Mendengar kabar gugurnya permaisuri dan putra mahkota tidak mematahkan semangat raja Ida Dewa Agung Jambe. Api semangat itu justru semakin berkobar dan tekadnya untuk berperang melawan penjajah sampai titik darah penghabisan semakin bulat. Dengan gagah dan berani, raja bersama pasukannya maju melawan Belanda. Persenjataan yang tidak seimbang mengakibatkan pasukan Klungkung tewas diberondong peluru. Demi mempertahankan tanah kelahiran dan harga diri, raja Ida Dewa Agung Jambe bersama dengan keluarga kerajaan, pasukan, dan segenap rakyat gugur dengan menunjukkan jiwa patriotisme.
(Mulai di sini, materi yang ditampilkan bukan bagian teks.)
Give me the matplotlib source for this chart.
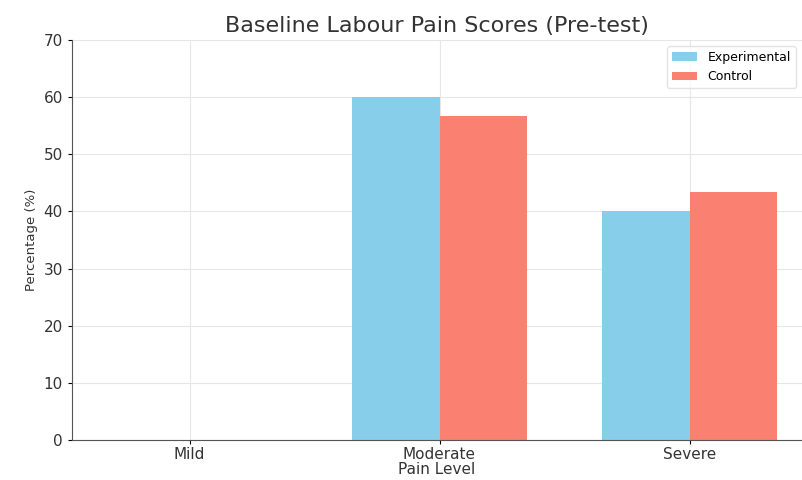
import matplotlib.pyplot as plt
import numpy as np

# pain levels and pre-test percentages
levels = ["Mild", "Moderate", "Severe"]
experimental = [0, 60.0, 40.0]
control = [0, 56.67, 43.33]

x = np.arange(len(levels))
w = 0.35

fig = plt.figure(figsize=(8.02, 4.8), dpi=100)
ax = fig.add_axes([72/802, 40/480, 730/802, 400/480])

ax.bar(x - w/2, experimental, w, label="Experimental", color="skyblue", zorder=2)
ax.bar(x + w/2, control, w, label="Control", color="salmon", zorder=2)

ax.set_xticks(x)
ax.set_xticklabels(levels, fontsize=11, color="#333333")
ax.set_ylim(0, 70)
ax.set_xlim(-0.47, 2.45)
ax.tick_params(axis="y", labelsize=11, labelcolor="#333333", length=3)
ax.tick_params(axis="x", length=3, pad=2)
ax.grid(True, color="#e6e6e6", linewidth=0.8, zorder=0)
ax.set_axisbelow(True)

for s in ["top", "right"]:
    ax.spines[s].set_visible(False)
ax.spines["left"].set_color("#555555")
ax.spines["bottom"].set_color("#555555")

ax.set_xlabel("Pain Level", fontsize=11, color="#333333", labelpad=0)
ax.set_ylabel("Percentage (%)", fontsize=9.5, color="#333333")
ax.set_title("Baseline Labour Pain Scores (Pre-test)", fontsize=16, color="#333333", pad=6)
ax.legend(loc="upper right", fontsize=9, frameon=True, framealpha=0.8, edgecolor="#dddddd")

fig.savefig("out.png", dpi=100)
Sekitar pukul tiga sore pada tanggal 28 April 1908, perang Puputan Klungkungan berakhir atas kemenangan Belanda.
Bertepatan dengan peringatan Hari Pahlawan 10 November kemarin, Ida Dewa Agung Jambe dianugerahi Gelar Pahlawan Nasional oleh Presiden RI Joko Widodo. Piagam kehormatan diterima oleh ahli waris mendiang yakni Raja Klungkung XII, Ida Dalem Semaraputra di Istana Negara.